More than ever, the luxury watch industry needs a strong global platform to promote watchmaking. The latest numbers from the Federation of the Swiss Watch Industry (FH) offer more than proof:
“Swiss watch exports fell sharply in March , decreasing by 21.9% to 1.4 billion francs. Although very marked, the decline was nonetheless lower than the drop in sales in some of the main markets. A deterioration is expected in April. The fall in volumes (-43.1%) is more representative – on average – of the real state of the watch market. Steel watches saw one of the steepest declines in value, […] which fell by almost half. The number of watches exported fell by almost 700,000 in March, producing an unprecedented monthly figure of 900,000 units.”

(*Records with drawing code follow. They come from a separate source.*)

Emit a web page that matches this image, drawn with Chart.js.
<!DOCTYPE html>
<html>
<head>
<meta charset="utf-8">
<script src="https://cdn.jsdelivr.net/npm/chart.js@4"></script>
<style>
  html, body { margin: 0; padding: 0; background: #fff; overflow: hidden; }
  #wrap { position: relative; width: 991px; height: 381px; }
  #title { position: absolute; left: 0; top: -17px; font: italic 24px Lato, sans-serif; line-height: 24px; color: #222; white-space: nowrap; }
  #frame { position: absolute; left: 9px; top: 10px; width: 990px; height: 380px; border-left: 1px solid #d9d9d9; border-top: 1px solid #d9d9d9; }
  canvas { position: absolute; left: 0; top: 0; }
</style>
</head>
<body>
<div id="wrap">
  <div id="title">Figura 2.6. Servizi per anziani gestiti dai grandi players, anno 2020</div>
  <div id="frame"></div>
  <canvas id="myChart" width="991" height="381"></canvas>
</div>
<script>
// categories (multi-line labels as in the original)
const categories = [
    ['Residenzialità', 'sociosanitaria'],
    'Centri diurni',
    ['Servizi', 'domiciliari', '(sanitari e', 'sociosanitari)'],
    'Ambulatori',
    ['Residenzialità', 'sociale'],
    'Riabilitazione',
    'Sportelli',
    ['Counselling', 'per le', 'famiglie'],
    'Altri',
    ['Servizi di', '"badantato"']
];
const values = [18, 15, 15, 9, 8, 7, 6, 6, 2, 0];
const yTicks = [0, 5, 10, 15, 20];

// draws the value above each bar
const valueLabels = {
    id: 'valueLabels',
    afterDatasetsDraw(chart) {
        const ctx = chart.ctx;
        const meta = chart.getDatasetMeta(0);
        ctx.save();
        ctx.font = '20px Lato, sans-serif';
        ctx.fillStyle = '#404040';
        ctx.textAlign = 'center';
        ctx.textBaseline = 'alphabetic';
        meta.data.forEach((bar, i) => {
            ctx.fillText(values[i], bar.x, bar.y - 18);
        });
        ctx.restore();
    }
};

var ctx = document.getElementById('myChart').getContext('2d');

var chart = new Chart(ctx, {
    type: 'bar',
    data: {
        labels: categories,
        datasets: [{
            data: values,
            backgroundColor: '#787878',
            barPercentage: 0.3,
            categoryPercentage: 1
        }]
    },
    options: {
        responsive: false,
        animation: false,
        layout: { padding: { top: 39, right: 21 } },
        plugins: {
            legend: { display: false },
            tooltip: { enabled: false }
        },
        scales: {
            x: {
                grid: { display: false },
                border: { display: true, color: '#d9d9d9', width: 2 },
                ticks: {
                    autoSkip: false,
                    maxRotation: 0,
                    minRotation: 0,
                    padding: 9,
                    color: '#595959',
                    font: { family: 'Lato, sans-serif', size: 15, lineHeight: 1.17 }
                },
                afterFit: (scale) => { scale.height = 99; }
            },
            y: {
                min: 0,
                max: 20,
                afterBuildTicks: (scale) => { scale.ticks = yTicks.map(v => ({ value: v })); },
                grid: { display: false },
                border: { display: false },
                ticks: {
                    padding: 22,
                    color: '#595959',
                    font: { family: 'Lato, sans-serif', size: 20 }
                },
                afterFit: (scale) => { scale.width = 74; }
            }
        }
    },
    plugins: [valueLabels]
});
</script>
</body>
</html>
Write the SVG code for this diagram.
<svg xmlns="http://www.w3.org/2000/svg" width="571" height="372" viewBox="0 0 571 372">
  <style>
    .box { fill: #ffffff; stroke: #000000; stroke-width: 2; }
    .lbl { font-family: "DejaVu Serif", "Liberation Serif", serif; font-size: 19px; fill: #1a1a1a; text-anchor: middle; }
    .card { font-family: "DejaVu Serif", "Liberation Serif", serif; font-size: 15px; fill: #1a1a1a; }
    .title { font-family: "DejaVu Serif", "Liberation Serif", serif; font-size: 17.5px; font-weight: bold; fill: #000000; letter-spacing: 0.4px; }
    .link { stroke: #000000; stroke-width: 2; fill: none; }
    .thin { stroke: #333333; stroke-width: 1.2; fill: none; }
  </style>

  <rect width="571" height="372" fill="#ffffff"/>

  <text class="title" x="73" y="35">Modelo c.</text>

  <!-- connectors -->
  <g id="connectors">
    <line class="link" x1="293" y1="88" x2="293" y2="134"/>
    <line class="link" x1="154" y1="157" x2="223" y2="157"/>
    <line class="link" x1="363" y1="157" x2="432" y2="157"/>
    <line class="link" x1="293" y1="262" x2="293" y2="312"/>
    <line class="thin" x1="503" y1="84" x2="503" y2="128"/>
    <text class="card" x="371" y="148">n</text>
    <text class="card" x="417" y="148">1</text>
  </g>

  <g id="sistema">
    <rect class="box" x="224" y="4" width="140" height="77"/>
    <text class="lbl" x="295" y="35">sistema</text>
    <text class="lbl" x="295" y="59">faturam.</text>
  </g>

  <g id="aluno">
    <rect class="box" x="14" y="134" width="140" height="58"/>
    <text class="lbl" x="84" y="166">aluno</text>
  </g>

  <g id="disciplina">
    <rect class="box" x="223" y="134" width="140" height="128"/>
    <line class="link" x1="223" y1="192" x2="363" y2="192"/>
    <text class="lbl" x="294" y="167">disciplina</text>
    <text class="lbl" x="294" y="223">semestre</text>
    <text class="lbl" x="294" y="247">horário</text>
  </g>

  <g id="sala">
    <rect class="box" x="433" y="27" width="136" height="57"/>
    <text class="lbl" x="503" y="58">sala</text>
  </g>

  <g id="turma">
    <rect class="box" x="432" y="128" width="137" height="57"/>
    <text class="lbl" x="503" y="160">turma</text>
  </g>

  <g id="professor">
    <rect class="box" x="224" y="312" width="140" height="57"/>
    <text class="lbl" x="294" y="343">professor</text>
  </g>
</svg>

Regrettably, Baselworld clearly missed its chance to defend its unique position in the global watch industry in the last couple of years, while more agile players like the FHH stepped in with new ideas. It remains to be seen if this new setup will be open enough to better unite the different players of the watch industry (which doesn’t stop with A. Lange & Söhne as the only non-Swiss brand currently exhibiting in Geneva). And let’s hope Geneva will be a more hospitable city than Basel, once significantly more people will travel to the second-most populous city in Switzerland (which logistically shouldn’t be an issue, since more than 600,000 visitors are already attending the Geneva Car Show).